Plus, someone installed a lot of nice geological signage, in addition to the more standard botanical markers.  They say things like "Fault-aligned creek" and "Aquifer recharge creek" and "Alluvial plains," plus some more specific rock-related ones.  I don't really know what 15 MY-old "terrace gravel" is, but I'm glad I've been introduced to it, however superficially.

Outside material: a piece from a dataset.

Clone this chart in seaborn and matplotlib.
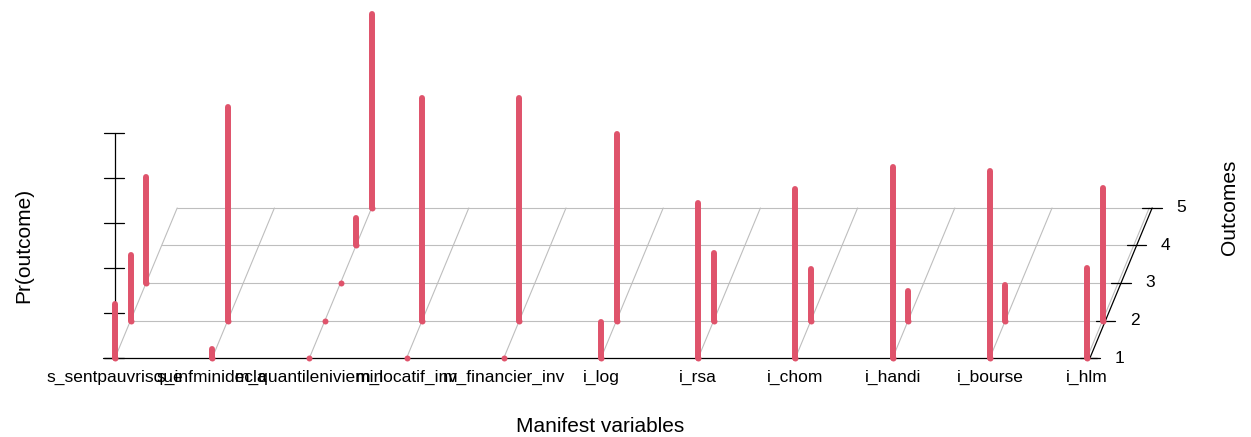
import numpy as np
import pandas as pd
import matplotlib
matplotlib.use("Agg")
import matplotlib.pyplot as plt
import seaborn as sns

# ---------------- data ----------------
variables = ["s_sentpauvrisque", "s_infminidecla", "m_quantileniviemin",
             "m_locatif_inv", "m_financier_inv", "i_log", "i_rsa",
             "i_chom", "i_handi", "i_bourse", "i_hlm"]
outcome_levels = [1, 2, 3, 4, 5]
nan = np.nan
p_outcome1 = [0.24, 0.04, 0.00, 0.00, 0.00, 0.16, 0.69, 0.75, 0.85, 0.83, 0.40]
p_outcome2 = [0.29, 0.95, 0.00, 0.99, 0.99, 0.83, 0.30, 0.23, 0.13, 0.16, 0.59]
p_outcome3 = [0.47, nan, 0.00, nan, nan, nan, nan, nan, nan, nan, nan]
p_outcome4 = [nan, nan, 0.12, nan, nan, nan, nan, nan, nan, nan, nan]
p_outcome5 = [nan, nan, 0.86, nan, nan, nan, nan, nan, nan, nan, nan]
pr_ticks = [0.0, 0.2, 0.4, 0.6, 0.8, 1.0]

# ---------------- style ----------------
sns.set_style("white")
plt.rcParams["font.family"] = ["Liberation Sans", "DejaVu Sans"]
plt.rcParams["text.color"] = "black"

RED = "#DF536B"
GRID = "#BEBEBE"
DX = 0.16     # oblique shift along x per outcome step (variable units)
DY = 0.1667   # oblique shift along y per outcome step (probability units)

rows = []
for k, arr in zip(outcome_levels, [p_outcome1, p_outcome2, p_outcome3, p_outcome4, p_outcome5]):
    for i, v in enumerate(variables):
        if not np.isnan(arr[i]):
            rows.append(dict(variable=v, idx=i, outcome=k, p=arr[i]))
df = pd.DataFrame(rows)
df["sx"] = df["idx"] + (df["outcome"] - 1) * DX
df["sy0"] = (df["outcome"] - 1) * DY
df["sy1"] = df["sy0"] + df["p"]

nvar = len(variables)
kmax = max(outcome_levels)

fig = plt.figure(figsize=(12.51, 4.37), dpi=100)
ax = fig.add_axes([0, 0, 1, 1])

# grid: horizontal lines at each outcome level (back levels)
for k in outcome_levels[1:]:
    y = (k - 1) * DY
    ax.plot([(k - 1) * DX, (nvar - 1) + 0.03 + (k - 1) * DX], [y, y],
            color=GRID, lw=0.8, zorder=1)
# grid: oblique lines from each variable
for i in range(nvar):
    ax.plot([i, i + (kmax - 1) * DX], [0, (kmax - 1) * DY],
            color=GRID, lw=0.8, zorder=1)

# front x axis
ax.plot([-0.12, nvar - 1 + 0.1], [0, 0], color="black", lw=0.9, zorder=2)
# Pr(outcome) axis
ax.plot([0, 0], [0, 1], color="black", lw=0.9, zorder=2)
for t in pr_ticks:
    ax.plot([-0.11, 0.09], [t, t], color="black", lw=0.9, zorder=2)
# Outcomes axis
x0 = nvar - 1 + 0.03
ax.plot([x0, x0 + (kmax - 1) * DX], [0, (kmax - 1) * DY], color="black", lw=0.9, zorder=2)
for k in outcome_levels:
    xa = x0 + (k - 1) * DX
    ya = (k - 1) * DY
    ax.plot([xa - 0.1, xa + 0.1], [ya, ya], color="black", lw=0.9, zorder=2)
    ax.text(xa + 0.3, ya, str(k), ha="center", va="center", fontsize=12.5, color="black")

# bars
lc = ax.vlines(df["sx"], df["sy0"], df["sy1"], color=RED, lw=4.3, zorder=3)
lc.set_capstyle("round")
sns.scatterplot(data=df, x="sx", y="sy0", color=RED, s=4.3 ** 2, linewidth=0,
                ax=ax, legend=False, zorder=4)
ax.set_xlim(-1.183, 11.687)
ax.set_ylim(-0.351, 1.591)
ax.axis("off")

# variable labels
for i, v in enumerate(variables):
    ax.text(i, -0.051, v, ha="center", va="top", fontsize=12.5, color="black")

# axis titles (figure pixel positions)
W, H = 1251, 437
fig.text(600 / W, 1 - 427 / H, "Manifest variables", ha="center", va="center", fontsize=15, color="black")
fig.text(24 / W, 1 - 245 / H, "Pr(outcome)", ha="center", va="center", rotation=90, fontsize=15, color="black")
fig.text(1230 / W, 1 - 207 / H, "Outcomes", ha="center", va="center", rotation=90, fontsize=15, color="black")

fig.savefig("out.png", dpi=100)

In short, it's a modest little park, but it's got heart.  (I'm giving it a 1.5 for difficulty because there are some mildly ankle-twisty rocks.)

Not worth the trip
By Haleyms on 1/17/2006
Rating: Difficulty: Solitude:
Distance: 0.70 Mile Duration: N/A
I was not impressed by this park. All I could hear was traffic the whole time. The park is small and the trail very easy. If you don't live close to this one, there are better trails around.
Short Neighborhood Trail
By figment on 1/11/2004
Rating: N/A Difficulty: Solitude:
Distance: 0.70 Mile Duration: N/A
I hoped that this trail would lead into the Barton Creek Greenbelt, but it is a self-contained loop in a tract of land bordered by roads. It has several signs identifying the plants along the trail, and an excellent trail map at the trail head. I parked on the side of the neighborhood street directly across Republic of Texas from the park, and walked across. This was a very level trail. Probably very nice if the creek is running, but it was dry when I was there.
Nice hike, should have great wildflowers soon
By snjsanchez on 3/16/2003
Rating: N/A Difficulty: Solitude:
Distance: 0.70 Mile Duration: N/A
This seems like a nice little trail with a lot of promise when the wildflowers come into season. For example, one of the signs read "Butterfly Meadow". There was also a large number of blackberry vines in flower all over the east end of the park. There was a fair amount of birds song right at sunset. There is also a noticable amount of traffic noise from SW parkway, but tolerable. Found one of two geocaches in a neat spot.